Task description ->
Drop every picture. Then return, exactly, the lines from the beginning of the listing below through the one containing "const ink = '#231f20';".

☆ ☆ ☆ ☆ ☆ ☆ ☆

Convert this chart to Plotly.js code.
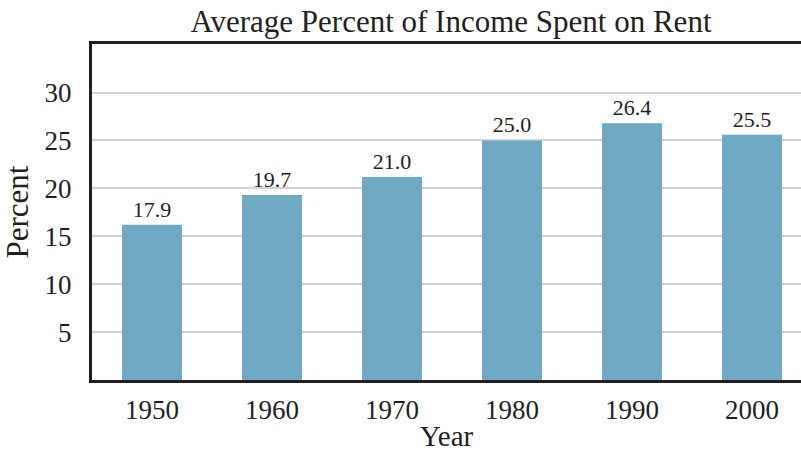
<!DOCTYPE html>
<html>
<head>
<meta charset="utf-8">
<script src="https://cdn.plot.ly/plotly-3.0.1.min.js"></script>
<style>html,body{margin:0;padding:0;background:#fff;}#chart{width:801px;height:455px;}</style>
</head>
<body>
<div id="chart"></div>
<script>
const years = ['1950', '1960', '1970', '1980', '1990', '2000'];
const barHeights = [16.2, 19.3, 21.2, 25.0, 26.8, 25.6];
const valueLabels = ['17.9', '19.7', '21.0', '25.0', '26.4', '25.5'];
const yTicks = [5, 10, 15, 20, 25, 30];

const serif = '"Liberation Serif", "DejaVu Serif", serif';
const ink = '#231f20';

Plotly.newPlot('chart', [{
  type: 'bar',
  x: years,
  y: barHeights,
  text: valueLabels,
  textposition: 'outside',
  cliponaxis: false,
  textfont: {family: serif, size: 22, color: ink},
  marker: {color: '#6fa9c4'},
  width: 0.5,
  hoverinfo: 'none'
}], {
  width: 801, height: 455,
  margin: {l: 92, r: 0, t: 44, b: 75},
  paper_bgcolor: '#fff', plot_bgcolor: '#fff',
  showlegend: false,
  title: {text: 'Average Percent of Income Spent on Rent', font: {family: serif, size: 31, color: ink},
          x: 0.563, xanchor: 'center', y: 0.953, yanchor: 'middle'},
  xaxis: {
    type: 'category', range: [-0.5, 5.408],
    showline: true, linecolor: ink, linewidth: 3, mirror: true,
    showgrid: false, ticks: '', ticklabelstandoff: 4,
    tickfont: {family: serif, size: 27, color: ink},
    title: {text: 'Year', font: {family: serif, size: 29, color: ink}, standoff: 2}
  },
  yaxis: {
    range: [0, 35.07], tickvals: yTicks,
    showline: true, linecolor: ink, linewidth: 3,
    showgrid: true, gridcolor: '#d3d3d3', gridwidth: 2,
    zeroline: false, ticks: '', ticklabelstandoff: 12,
    tickfont: {family: serif, size: 27, color: ink},
    title: {text: 'Percent', font: {family: serif, size: 31, color: ink}, standoff: 8}
  }
}, {displayModeBar: false, staticPlot: true});
</script>
</body>
</html>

☆ ☆ ☆ ☆ ☆ ☆ ☆

Exercise result ->
Convert this chart to Plotly.js code.
<!DOCTYPE html>
<html>
<head>
<meta charset="utf-8">
<script src="https://cdn.plot.ly/plotly-3.0.1.min.js"></script>
<style>html,body{margin:0;padding:0;background:#fff;}#chart{width:801px;height:455px;}</style>
</head>
<body>
<div id="chart"></div>
<script>
const years = ['1950', '1960', '1970', '1980', '1990', '2000'];
const barHeights = [16.2, 19.3, 21.2, 25.0, 26.8, 25.6];
const valueLabels = ['17.9', '19.7', '21.0', '25.0', '26.4', '25.5'];
const yTicks = [5, 10, 15, 20, 25, 30];

const serif = '"Liberation Serif", "DejaVu Serif", serif';
const ink = '#231f20';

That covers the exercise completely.